TASK DESCRIPTION
Exact reproduction is required for all entries.

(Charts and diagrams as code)
-*-*-
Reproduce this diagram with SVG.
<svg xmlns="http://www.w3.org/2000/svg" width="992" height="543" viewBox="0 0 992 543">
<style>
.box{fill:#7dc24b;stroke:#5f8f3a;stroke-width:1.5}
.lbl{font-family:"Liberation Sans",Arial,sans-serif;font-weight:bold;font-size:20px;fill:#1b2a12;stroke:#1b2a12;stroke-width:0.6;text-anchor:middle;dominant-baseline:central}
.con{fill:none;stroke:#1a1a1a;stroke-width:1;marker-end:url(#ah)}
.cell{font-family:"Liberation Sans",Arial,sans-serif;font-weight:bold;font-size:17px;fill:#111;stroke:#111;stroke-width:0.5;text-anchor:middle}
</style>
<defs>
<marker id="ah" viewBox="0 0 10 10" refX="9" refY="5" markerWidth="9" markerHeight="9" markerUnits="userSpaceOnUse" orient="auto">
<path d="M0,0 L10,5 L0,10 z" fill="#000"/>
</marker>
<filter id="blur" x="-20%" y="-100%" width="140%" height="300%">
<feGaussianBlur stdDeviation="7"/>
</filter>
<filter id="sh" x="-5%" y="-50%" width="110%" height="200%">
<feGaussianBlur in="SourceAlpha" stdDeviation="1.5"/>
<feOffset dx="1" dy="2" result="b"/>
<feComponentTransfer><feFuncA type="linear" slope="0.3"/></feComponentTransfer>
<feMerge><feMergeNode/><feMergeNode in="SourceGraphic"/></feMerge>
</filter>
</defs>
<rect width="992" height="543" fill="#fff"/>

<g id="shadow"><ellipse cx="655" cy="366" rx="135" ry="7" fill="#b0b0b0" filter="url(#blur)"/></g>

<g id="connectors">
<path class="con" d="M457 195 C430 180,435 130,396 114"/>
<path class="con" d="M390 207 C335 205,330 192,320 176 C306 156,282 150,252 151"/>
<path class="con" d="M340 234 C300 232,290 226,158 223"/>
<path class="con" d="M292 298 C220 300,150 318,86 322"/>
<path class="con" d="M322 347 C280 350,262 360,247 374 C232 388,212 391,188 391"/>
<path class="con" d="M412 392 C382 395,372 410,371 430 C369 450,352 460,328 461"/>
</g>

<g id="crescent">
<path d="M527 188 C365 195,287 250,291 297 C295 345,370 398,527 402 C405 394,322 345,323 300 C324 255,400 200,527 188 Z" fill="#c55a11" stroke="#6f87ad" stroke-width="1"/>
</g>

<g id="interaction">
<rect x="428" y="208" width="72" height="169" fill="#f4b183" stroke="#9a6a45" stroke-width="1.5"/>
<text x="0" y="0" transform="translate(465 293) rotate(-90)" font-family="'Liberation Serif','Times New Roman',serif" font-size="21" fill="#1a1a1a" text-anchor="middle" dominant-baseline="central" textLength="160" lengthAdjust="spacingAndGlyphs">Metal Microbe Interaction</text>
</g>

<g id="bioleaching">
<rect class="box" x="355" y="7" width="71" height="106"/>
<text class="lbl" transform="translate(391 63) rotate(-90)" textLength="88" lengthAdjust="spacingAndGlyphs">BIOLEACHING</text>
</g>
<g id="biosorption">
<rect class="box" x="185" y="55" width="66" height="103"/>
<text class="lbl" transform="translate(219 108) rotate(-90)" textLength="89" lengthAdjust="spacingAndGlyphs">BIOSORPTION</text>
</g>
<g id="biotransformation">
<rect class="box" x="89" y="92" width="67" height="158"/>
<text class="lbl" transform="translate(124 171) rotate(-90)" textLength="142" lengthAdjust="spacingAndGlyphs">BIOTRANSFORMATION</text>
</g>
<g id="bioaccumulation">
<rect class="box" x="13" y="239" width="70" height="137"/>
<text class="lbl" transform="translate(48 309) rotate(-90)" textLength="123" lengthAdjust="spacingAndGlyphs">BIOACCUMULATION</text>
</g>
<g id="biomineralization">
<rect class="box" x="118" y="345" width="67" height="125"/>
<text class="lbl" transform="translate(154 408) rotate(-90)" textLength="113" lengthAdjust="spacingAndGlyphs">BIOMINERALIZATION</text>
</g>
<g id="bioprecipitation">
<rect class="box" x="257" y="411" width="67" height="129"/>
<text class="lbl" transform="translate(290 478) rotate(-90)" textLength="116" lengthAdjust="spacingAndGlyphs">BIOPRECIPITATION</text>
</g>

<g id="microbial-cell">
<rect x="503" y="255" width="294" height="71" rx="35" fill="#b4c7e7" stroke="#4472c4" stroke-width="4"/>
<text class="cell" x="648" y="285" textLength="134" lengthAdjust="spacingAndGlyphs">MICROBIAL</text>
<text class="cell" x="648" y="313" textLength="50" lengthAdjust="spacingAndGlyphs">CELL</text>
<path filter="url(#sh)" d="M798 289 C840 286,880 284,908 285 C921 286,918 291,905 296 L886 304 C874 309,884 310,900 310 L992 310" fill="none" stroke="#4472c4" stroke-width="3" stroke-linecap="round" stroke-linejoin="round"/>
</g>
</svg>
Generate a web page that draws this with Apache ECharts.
-*-*-
RESULT OF THE EXERCISE
Reproduce this diagram with SVG.
<svg xmlns="http://www.w3.org/2000/svg" width="992" height="543" viewBox="0 0 992 543">
<style>
.box{fill:#7dc24b;stroke:#5f8f3a;stroke-width:1.5}
.lbl{font-family:"Liberation Sans",Arial,sans-serif;font-weight:bold;font-size:20px;fill:#1b2a12;stroke:#1b2a12;stroke-width:0.6;text-anchor:middle;dominant-baseline:central}
.con{fill:none;stroke:#1a1a1a;stroke-width:1;marker-end:url(#ah)}
.cell{font-family:"Liberation Sans",Arial,sans-serif;font-weight:bold;font-size:17px;fill:#111;stroke:#111;stroke-width:0.5;text-anchor:middle}
</style>
<defs>
<marker id="ah" viewBox="0 0 10 10" refX="9" refY="5" markerWidth="9" markerHeight="9" markerUnits="userSpaceOnUse" orient="auto">
<path d="M0,0 L10,5 L0,10 z" fill="#000"/>
</marker>
<filter id="blur" x="-20%" y="-100%" width="140%" height="300%">
<feGaussianBlur stdDeviation="7"/>
</filter>
<filter id="sh" x="-5%" y="-50%" width="110%" height="200%">
<feGaussianBlur in="SourceAlpha" stdDeviation="1.5"/>
<feOffset dx="1" dy="2" result="b"/>
<feComponentTransfer><feFuncA type="linear" slope="0.3"/></feComponentTransfer>
<feMerge><feMergeNode/><feMergeNode in="SourceGraphic"/></feMerge>
</filter>
</defs>
<rect width="992" height="543" fill="#fff"/>

<g id="shadow"><ellipse cx="655" cy="366" rx="135" ry="7" fill="#b0b0b0" filter="url(#blur)"/></g>

<g id="connectors">
<path class="con" d="M457 195 C430 180,435 130,396 114"/>
<path class="con" d="M390 207 C335 205,330 192,320 176 C306 156,282 150,252 151"/>
<path class="con" d="M340 234 C300 232,290 226,158 223"/>
<path class="con" d="M292 298 C220 300,150 318,86 322"/>
<path class="con" d="M322 347 C280 350,262 360,247 374 C232 388,212 391,188 391"/>
<path class="con" d="M412 392 C382 395,372 410,371 430 C369 450,352 460,328 461"/>
</g>

<g id="crescent">
<path d="M527 188 C365 195,287 250,291 297 C295 345,370 398,527 402 C405 394,322 345,323 300 C324 255,400 200,527 188 Z" fill="#c55a11" stroke="#6f87ad" stroke-width="1"/>
</g>

<g id="interaction">
<rect x="428" y="208" width="72" height="169" fill="#f4b183" stroke="#9a6a45" stroke-width="1.5"/>
<text x="0" y="0" transform="translate(465 293) rotate(-90)" font-family="'Liberation Serif','Times New Roman',serif" font-size="21" fill="#1a1a1a" text-anchor="middle" dominant-baseline="central" textLength="160" lengthAdjust="spacingAndGlyphs">Metal Microbe Interaction</text>
</g>

<g id="bioleaching">
<rect class="box" x="355" y="7" width="71" height="106"/>
<text class="lbl" transform="translate(391 63) rotate(-90)" textLength="88" lengthAdjust="spacingAndGlyphs">BIOLEACHING</text>
</g>
<g id="biosorption">
<rect class="box" x="185" y="55" width="66" height="103"/>
<text class="lbl" transform="translate(219 108) rotate(-90)" textLength="89" lengthAdjust="spacingAndGlyphs">BIOSORPTION</text>
</g>
<g id="biotransformation">
<rect class="box" x="89" y="92" width="67" height="158"/>
<text class="lbl" transform="translate(124 171) rotate(-90)" textLength="142" lengthAdjust="spacingAndGlyphs">BIOTRANSFORMATION</text>
</g>
<g id="bioaccumulation">
<rect class="box" x="13" y="239" width="70" height="137"/>
<text class="lbl" transform="translate(48 309) rotate(-90)" textLength="123" lengthAdjust="spacingAndGlyphs">BIOACCUMULATION</text>
</g>
<g id="biomineralization">
<rect class="box" x="118" y="345" width="67" height="125"/>
<text class="lbl" transform="translate(154 408) rotate(-90)" textLength="113" lengthAdjust="spacingAndGlyphs">BIOMINERALIZATION</text>
</g>
<g id="bioprecipitation">
<rect class="box" x="257" y="411" width="67" height="129"/>
<text class="lbl" transform="translate(290 478) rotate(-90)" textLength="116" lengthAdjust="spacingAndGlyphs">BIOPRECIPITATION</text>
</g>

<g id="microbial-cell">
<rect x="503" y="255" width="294" height="71" rx="35" fill="#b4c7e7" stroke="#4472c4" stroke-width="4"/>
<text class="cell" x="648" y="285" textLength="134" lengthAdjust="spacingAndGlyphs">MICROBIAL</text>
<text class="cell" x="648" y="313" textLength="50" lengthAdjust="spacingAndGlyphs">CELL</text>
<path filter="url(#sh)" d="M798 289 C840 286,880 284,908 285 C921 286,918 291,905 296 L886 304 C874 309,884 310,900 310 L992 310" fill="none" stroke="#4472c4" stroke-width="3" stroke-linecap="round" stroke-linejoin="round"/>
</g>
</svg>
Generate a web page that draws this with Apache ECharts.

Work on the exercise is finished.